La politique mémorielle de l’Ukraine

Patrice Bensimon – Chercheur Doctorant à l’EHESS

L’Ukraine doit revisiter son passé en évaluant son passé, ou son passif, à propos de la participation d’une partie de la population à la solution finale. Des Ukrainiens de la division Galicie ont largement participé à la shoah par balle et à bien d’autres actes commis par des régiments ukrainiens de la waffen SS composés d’Ukrainiens.
Différents historiens ont essayé d’instaurer un dialogue entre ces différentes mémoires. Dans ce contexte l’adhésion de l’Ukraine à l’Union européenne est assez problématique.
L’instrumentalisation de la mémoire des ukrainiens est actuellement en cours. Certains mouvements ukrainiens ont tendance a évacuer le problème des juifs ont mettant en avant leur propre mémoire du génocide qu’ils affirment avoir subi en 1928.

L’Ukraine contrairement à l’URSS a voulu reconnaître le génocide des juifs et le Président Iouchenko a reconnu la présence de supplétifs Ukrainiens aux côtés des troupes allemandes.
Le phénomène de la collaboration reste inquiétant en l’absence de tout discours officiel. Des manifestations ont lieu en faveur du souvenir de la division SS Galicie comme à LLov. ( 2000 Manifestants) Lors de la dernière rencontre avec Timotchenko / Poutine le problème a été évoqué.
Ce discours tiraillé entre l’Est et l’Ouest montre que les avancées sont encore timides.
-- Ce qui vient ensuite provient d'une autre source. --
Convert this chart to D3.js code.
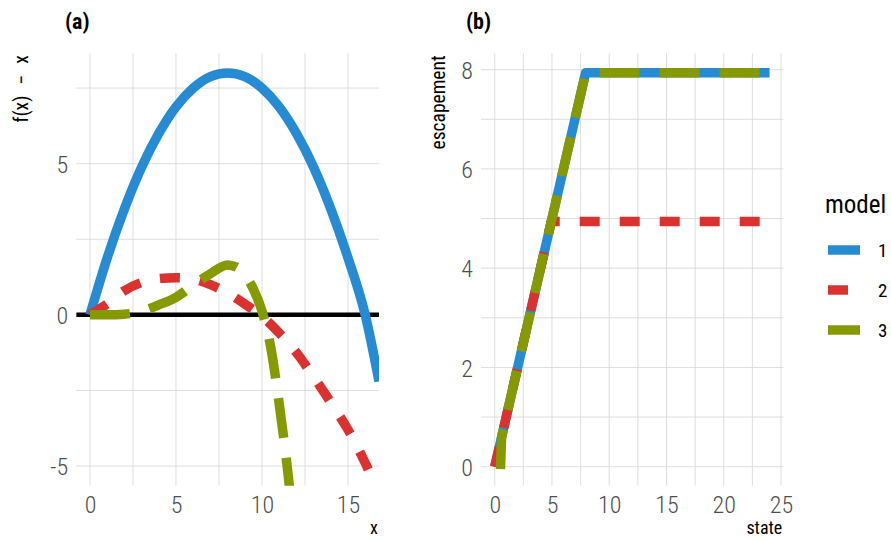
<!DOCTYPE html>
<html><head><meta charset="utf-8">
<script src="https://cdn.jsdelivr.net/npm/d3@7"></script>
<style>body{margin:0;background:#fff}</style>
</head><body>
<svg id="chart" width="891" height="541"></svg>
<script>
// ---------- data ----------
const models = ["1", "2", "3"];
const colors = ["#268bd2", "#dc322f", "#859900"];
const dashes = ["none", "20 20", "40 20"];

// panel (a): f(x) - x
const aModel1 = [[0,0],[1,1.88],[2,3.5],[3,4.88],[4,6.0],[5,6.88],[6,7.5],[7,7.88],[8,8.0],[9,7.88],[10,7.5],[11,6.88],[12,6.0],[13,4.88],[14,3.5],[15,1.88],[16,0],[16.8,-2.2]];
const aModel2 = [[0,0],[1,0.36],[2,0.8],[3,1.07],[4,1.2],[5,1.23],[6,1.18],[7,1.0],[8,0.72],[9,0.36],[10,-0.05],[11,-0.6],[12,-1.25],[13,-2.05],[14,-2.9],[15,-3.8],[16,-4.9],[17,-6.2]];
const aModel3 = [[0,0],[1,0.0],[2,0.02],[3,0.12],[4,0.33],[5,0.58],[6,0.98],[7,1.36],[8,1.65],[8.5,1.58],[9,1.32],[9.5,0.85],[10,0.12],[10.5,-1.05],[11,-2.95],[11.5,-5.2],[12,-8]];

// panel (b): escapement vs state
const bModel1 = [[0,0],[7.94,7.94],[24,7.94]];
const bModel2 = [[0,0],[4.94,4.94],[24,4.94]];
const bModel3 = [[0.5,-0.05],[0.6,0.6],[7.94,7.94],[24,7.94]];

const aXTicks = [0, 5, 10, 15];
const aYTicks = [-5, 0, 5];
const aXMinor = [2.5, 7.5, 12.5];
const aYMinor = [-2.5, 2.5, 7.5];
const bXTicks = [0, 5, 10, 15, 20, 25];
const bYTicks = [0, 2, 4, 6, 8];
const bXMinor = [2.5, 7.5, 12.5, 17.5, 22.5];
const bYMinor = [1, 3, 5, 7];

// ---------- drawing ----------
const svg = d3.select("#chart");
const FONT = "'Roboto Condensed', Roboto, sans-serif";
const GRID = "#d9d9d9";

function panel(opts) {
  const x = d3.scaleLinear().domain(opts.xDomain).range([opts.left, opts.right]);
  const y = d3.scaleLinear().domain(opts.yDomain).range([opts.bottom, opts.top]);
  const g = svg.append("g");
  const clipId = "clip" + opts.id;
  svg.append("clipPath").attr("id", clipId).append("rect")
    .attr("x", opts.left).attr("y", opts.top)
    .attr("width", opts.right - opts.left).attr("height", opts.bottom - opts.top);

  // grid
  const grid = g.append("g");
  grid.selectAll("line.vx").data(opts.xMinor.concat(opts.xTicks).filter(v => x(v) >= opts.left - 0.5 && x(v) <= opts.right + 0.5))
    .join("line").attr("x1", d => x(d)).attr("x2", d => x(d))
    .attr("y1", opts.top).attr("y2", opts.bottom)
    .attr("stroke", GRID).attr("stroke-width", 0.9);
  grid.selectAll("line.hy").data(opts.yMinor.concat(opts.yTicks))
    .join("line").attr("y1", d => y(d)).attr("y2", d => y(d))
    .attr("x1", opts.left).attr("x2", opts.right)
    .attr("stroke", GRID).attr("stroke-width", 0.9);

  // axes via d3 axis generators (styled, domain removed)
  const fmt = d => String(d);
  const xAxis = g.append("g").attr("transform", `translate(0,${opts.bottom})`)
    .call(d3.axisBottom(x).tickValues(opts.xTicks).tickSize(0).tickPadding(27).tickFormat(fmt));
  const yAxis = g.append("g").attr("transform", `translate(${opts.left},0)`)
    .call(d3.axisLeft(y).tickValues(opts.yTicks).tickSize(0).tickPadding(8).tickFormat(fmt));
  [xAxis, yAxis].forEach(a => {
    a.select(".domain").remove();
    a.selectAll("text").attr("font-family", FONT).attr("font-size", 24)
      .attr("fill", "#4d4d4d").attr("font-weight", 300);
  });
  xAxis.selectAll("text").attr("dy", 0);
  yAxis.selectAll("text").attr("dy", "0.36em");

  const content = g.append("g").attr("clip-path", `url(#${clipId})`);
  if (opts.hline !== undefined) {
    content.append("line").attr("x1", opts.left).attr("x2", opts.right)
      .attr("y1", y(opts.hline)).attr("y2", y(opts.hline))
      .attr("stroke", "#000").attr("stroke-width", 4.5);
  }
  const line = d3.line().x(d => x(d[0])).y(d => y(d[1])).curve(opts.curve);
  opts.series.forEach((s, i) => {
    content.append("path").attr("d", line(s))
      .attr("fill", "none").attr("stroke", colors[i]).attr("stroke-width", 9.5)
      .attr("stroke-dasharray", dashes[i]).attr("stroke-linecap", "butt")
      .attr("stroke-linejoin", "round");
  });

  // panel tag
  svg.append("text").attr("x", opts.tagX).attr("y", 29).text(opts.tag)
    .attr("font-family", FONT).attr("font-weight", "bold").attr("font-size", 22).attr("fill", "#000");
  // x title (right aligned)
  svg.append("text").attr("x", opts.right - 1).attr("y", 534).attr("text-anchor", "end")
    .text(opts.xTitle).attr("font-family", FONT).attr("font-size", 18).attr("fill", "#000");
  // y title (top aligned)
  const yt = svg.append("text").attr("transform", `translate(${opts.yTitleX},${opts.top + 2}) rotate(-90)`)
    .attr("text-anchor", "end")
    .attr("font-family", FONT).attr("font-size", 19.5).attr("fill", "#000");
  opts.yTitle.forEach((part, k) => {
    yt.append("tspan").attr("dx", k === 0 ? 0 : 11).text(part);
  });
}

panel({
  id: "a", left: 76.2, right: 379, top: 53.3, bottom: 485.7,
  xDomain: [-0.8, 16.8], yDomain: [-5.65, 8.65],
  xTicks: aXTicks, yTicks: aYTicks, xMinor: aXMinor, yMinor: aYMinor,
  series: [aModel1, aModel2, aModel3], curve: d3.curveMonotoneX, hline: 0,
  tag: "(a)", tagX: 65, xTitle: "x", yTitle: ["f(x)", "\u2212", "x"], yTitleX: 28
});
panel({
  id: "b", left: 481, right: 783.3, top: 53.3, bottom: 485.7,
  xDomain: [-1.2, 25.2], yDomain: [-0.383, 8.33],
  xTicks: bXTicks, yTicks: bYTicks, xMinor: bXMinor, yMinor: bYMinor,
  series: [bModel1, bModel2, bModel3], curve: d3.curveLinear,
  tag: "(b)", tagX: 466, xTitle: "state", yTitle: ["escapement"], yTitleX: 444.5
});

// legend
const leg = svg.append("g");
leg.append("text").attr("x", 825).attr("y", 213).text("model")
  .attr("font-family", FONT).attr("font-size", 25).attr("fill", "#000");
const keyY = d3.scalePoint().domain(models).range([250, 330]);
models.forEach((m, i) => {
  leg.append("line").attr("x1", 828).attr("x2", 860)
    .attr("y1", keyY(m)).attr("y2", keyY(m))
    .attr("stroke", colors[i]).attr("stroke-width", 9.5)
    .attr("stroke-dasharray", dashes[i]).attr("stroke-linecap", "butt");
  leg.append("text").attr("x", 878).attr("y", keyY(m) + 7).text(m)
    .attr("font-family", FONT).attr("font-size", 19).attr("fill", "#000");
});
</script>
</body></html>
Des historiens travaillent pourtant sur la question et cherchent à développer un véritable devoir d’histoire face à des concurrences mémorielles.
La période du génocide est traitée dans les manuels. Mais de façon sélective. Ce qui est effrayant c’est que les populations ukrainiennes semblent avoir une perception plutôt apaisée de la question.
Ce qui est regrettable c’est l’absence de discours officiel. Bensimon l’explique par une volonté de ménager les différents points de vue mais également par l’influence des groupes de pression nationalistes ukrainiens aux Etats-Unis. L’antisémitisme larvé est quand même présent. Bensimon évoque les liens entre ces différentes mémoires.